|
by Barbara Black
Professors Mary Silas and Peter Grogono made a bit of history in June when they were presented with their Faculty's first annual Teaching Excellence Award at the students' graduation banquet.
Mary Silas teaches technical writing in the Faculty, and her boss, Corinne Jetté, estimates that she has taught approximately 12,000 students over her 30-odd years at Concordia, 20 of those in Engineering.
The Faculty has many students for whom English is a second, third or fourth language, and she uses great resources of energy and ingenuity to teach them the kind of professional writing skills they will need, not only to succeed in their courses, but to work in their first job. "I don't get tired teaching, I get high on it," she confessed.
Her classes are punctuated with bursts of laughter. "Take process description, for example," she said. "When they come into the classroom, I ask them, 'What did you do in the last five minutes?' Big laugh. 'I walked in.' 'Well, where were you before? How did you get there?' and so on."
"Then there's describing a thing," Silas continued. She gets them to describe a screwdriver -- its handle, its business end. "'What is it made of? Why isn't it made of aluminum? OK, it would bend. How about gold? Oh, I'd love a gold screwdriver.' Big laugh again. "Actually, I had a great surprise one day when a parcel was delivered, and it turned out to be a gold screwdriver!"

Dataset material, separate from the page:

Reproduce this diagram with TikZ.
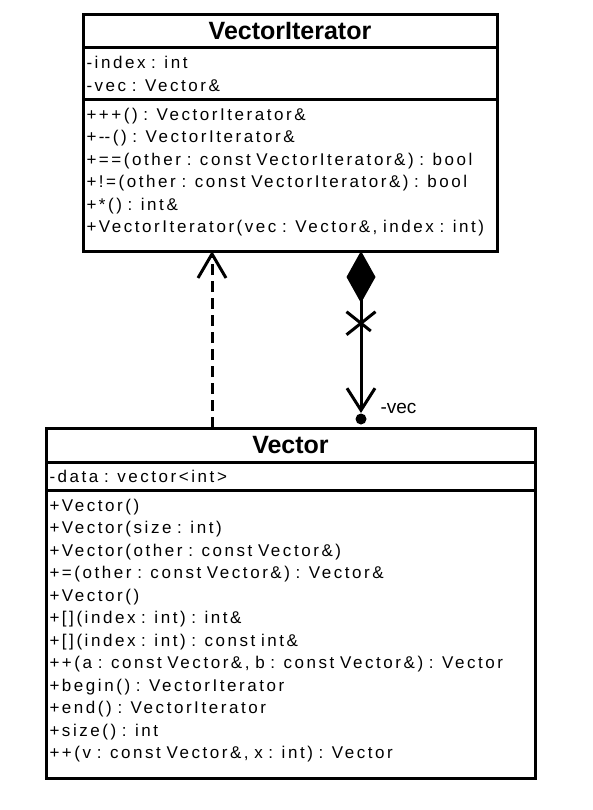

This is how Silas teaches her students to write instructions: "I hand out sheets of coloured paper and tell them to make paper airplanes and fly them." Looks of incomprehension from the students. "'Do it. Just do it.' Airplanes flying all over the room. Then I ask them to retrieve their plane, and write down how they made it. Then I collect the papers -- and try to make an airplane from their instructions."
Peter Grogono has carefully worked out his own approach to teaching. "I prefer to teach a variety of courses, rather than repeating the same set of courses over and over again," he said in a recent
presentation.
"My style of teaching tends to be rather conservative: I talk, listen, and use the blackboard. The blackboard helps to pace the lecture, and allows the lecture to evolve in ways that depend on student response.
"I do use slides to present complex or detailed material; when I do so, I always ensure that students have access to the text of the slides, either as handouts or on a Web site. I do not think that Web pages can replace a lecture course, but the Web is a very useful medium for providing access to assignments, solutions, course notes, and links to other relevant Web sites.
He prepares carefully, even if he has taught the course before. "I start a course with various goals and expectations, but I try to match my actual teaching to the level of the students. I believe that it is better to fail to cover the material completely than to fail to teach it properly.
"I spend time in lectures explaining what the relevant problems are and why they are hard to solve. Sometimes I give assignments that require students to solve problems before discussing solutions in class, [but] this is a technique that must be used carefully if students are not to be discouraged.
"Much of the material covered in university courses is intrinsically difficult. Maintaining student morale in the face of difficulties is a very important component of good teaching. The teacher must never make a student feel stupid, especially in a classroom situation. The teacher must always convey the message, 'I understand the material well because I have studied it and prepared the course,' and never the message, 'I am smarter than you are.'"
Grogono has developed much of his own course material, and has written three successful textbooks for the classroom use. Programming in Pascal (Addison-Wesley, 1978, 1980, 1984) was the first book dedicated to Pascal to reach the market, and more than 500,000 English-language copies have been sold. It has been translated into Chinese, French, Dutch, Italian, Japanese, Russian and Spanish.
Problem Solving and Computer Programming (Addison-Wesley, 1982) has been translated into Japanese, and Programming with Turing and Object Oriented Turing (Springer-Verlag, 1995), his most recent book, is used at the major centres where Turing is taught, including Queen's University, the University of Toronto and the University of Waterloo.
Professors Mary Silas and Peter Grogono win the first Engineering and Computer Science Teaching Excellence Award.